I understand if some people view the contract as overly generous, but to some extent that's the reality of the business. I think the Bucks were concerned that the teams with cap space might throw an even bigger deal at one of the other young players on the market and so they wanted to get the deal done and dusted at a number they felt comfortable with. I don't really see this as setting some new precedent for big man salaries, so I don't blame the Bucks as much.
If you were only willing to pay Bogut $8-10 million then that's very principled and all, but you wouldn't sign him. As GAD has pointed out, you'd just be providing a huge incentive for him to take his $8 million QO and go someplace else in 2010, when there are likely going to be some teams that cleared cap room but didn't get one of the big fish. That's fine if you would rather not have Bogut at all than pay him $12+ mil, but if it's simply a negotiating ploy it's a risky move.
Generally speaking, if you only were willing to sign players to "good" contracts then you'd probably end up with a bunch of castoffs that other teams had reasons to be scared away from. Desirable players don't generally sign contracts that the public views as good deals. I think it's true that at some point you can't let a runaway market destroy your good sense, but I don't think the Bucks have done that either.
BallerBlogger wrote:Al Harrington's statistics regressed this past season. Due to that regression, my stating that he's better than Bogut is without proof. But I still believe it to be true.

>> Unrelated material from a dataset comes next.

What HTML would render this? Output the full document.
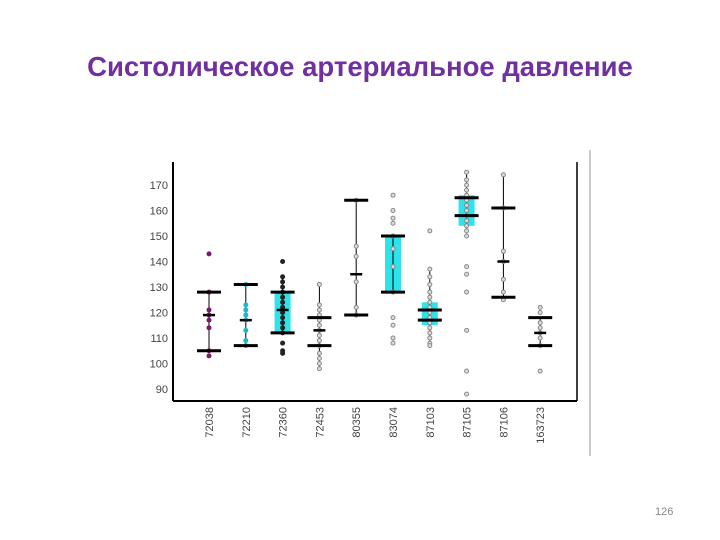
<!DOCTYPE html>
<html><head><meta charset="utf-8"><style>
body{margin:0;width:720px;height:540px;background:#fff;overflow:hidden;position:relative;font-family:"Liberation Sans",sans-serif}
#title{position:absolute;left:0;top:51px;width:720px;text-align:center;font-family:"Liberation Sans","DejaVu Sans",sans-serif;font-size:27.5px;font-weight:bold;color:#7030A0}
#pg{position:absolute;left:655px;top:506px;font-size:11px;color:#888}
</style></head><body>
<div id="title">Систолическое артериальное давление</div>
<svg id="c" width="720" height="540" style="position:absolute;left:0;top:0"></svg>
<div id="pg">126</div>
<script>
const categories=["72038","72210","72360","72453","80355","83074","87103","87105","87106","163723"];
const barHigh=[128,131,128,118,164,150,121,165,161,118];
const barLow=[105,107,112,107,119,128,117,158,126,107];
const means=[119,117,121,113,135,null,null,null,140,112];
const whiskTop=[128,131,134,131,164,150,137,175,174,118];
const whiskBot=[105,107,112,98,119,128,107,153,125,107];
const boxTop=[null,null,128,null,null,150,124,166,null,null];
const boxBot=[null,null,112,null,null,128,115,154,null,null];
const points=[
[143,128,121,119,117,114,105,103],
[131,123,121,119,117,113,109,107],
[140,134,132,130,128,126,124,122,120,118,116,114,112,108,105,104],
[131,123,121,119,117,115,113,111,109,107,104,102,100,98],
[164,146,142,132,122,119],
[166,160,157,155,150,145,138,128,118,115,110,108],
[152,137,134,131,128,126,124,122,120,118,116,114,112,110,108,107],
[175,172,170,168,166,164,162,160,158,156,154,152,150,138,135,128,113,97,88],
[174,161,144,140,133,128,125],
[122,120,116,114,112,110,107,97]];
const colors=["#7a1a6a","#22b5c5","#222","#888","#888","#888","#888","#888","#888","#888"];
const yTicks=[90,100,110,120,130,140,150,160,170];
const svg=document.getElementById('c');
const NS="http://www.w3.org/2000/svg";
const y=v=>185+(170-v)*2.55;
const x=i=>209+i*36.8;
function mk(t,a){const e=document.createElementNS(NS,t);for(const k in a)e.setAttribute(k,a[k]);svg.appendChild(e);return e;}
let e;
e=mk('line',{x1:173,y1:162,x2:173,y2:401,stroke:'#000','stroke-width':2});

e=mk('line',{x1:173,y1:401,x2:577,y2:401,stroke:'#000','stroke-width':2});

e=mk('line',{x1:577,y1:162,x2:577,y2:401,stroke:'#000','stroke-width':1.5});

e=mk('line',{x1:590,y1:150,x2:590,y2:456,stroke:'#999','stroke-width':1});

yTicks.forEach(v=>{const t=mk('text',{x:168,y:y(v)+4,'text-anchor':'end','font-size':11,fill:'#444'});t.textContent=v;
});
categories.forEach((c,i)=>{
 const cx=x(i);
 const t=mk('text',{transform:`translate(${cx+4},${407}) rotate(-90)`,'text-anchor':'end','font-size':11,fill:'#444'});t.textContent=c;
 
 if(boxTop[i]!=null){const b=mk('rect',{x:cx-8,y:y(boxTop[i]),width:16,height:y(boxBot[i])-y(boxTop[i]),fill:'#2fe3ea'});
  }
 const w=mk('line',{x1:cx,y1:y(whiskTop[i]),x2:cx,y2:y(whiskBot[i]),stroke:'#000','stroke-width':1});
 
 points[i].forEach(v=>{const p=mk('circle',{cx:cx,cy:y(v),r:2,fill:i<3?colors[i]:'#ddd',stroke:colors[i],'stroke-width':1});
  });
 [barHigh[i],barLow[i]].forEach(v=>{const l=mk('line',{x1:cx-12,y1:y(v),x2:cx+12,y2:y(v),stroke:'#000','stroke-width':3});
  });
 if(means[i]!=null){const m=mk('line',{x1:cx-6,y1:y(means[i]),x2:cx+6,y2:y(means[i]),stroke:'#000','stroke-width':2.5});
  }
});
</script>
</body></html>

I honestly don't think there's a single GM that would prefer Harrington over Bogut, even accounting for Bogut's new contract, and I don't see much statistical proof for that fact even before this season. Even in his best year Harrington's PER (16.08, 05/06) was below what Bogut's 07/08 number was (17.55, including his mediocre first two months). That's largely because Al's a very poor rebounding 4 who has also never been a high efficiency scorer. He's a great mismatch type guy in a unique offense, but not even Nelly was willing to give him a ton of minutes last year. He definitely does some nice things on the floor but his game doesn't really fit any single position as well as you'd like. Bogut was a better player last year and his ceiling is also higher. Plus he actually has a position and it happens to be a more important one than Harrington's.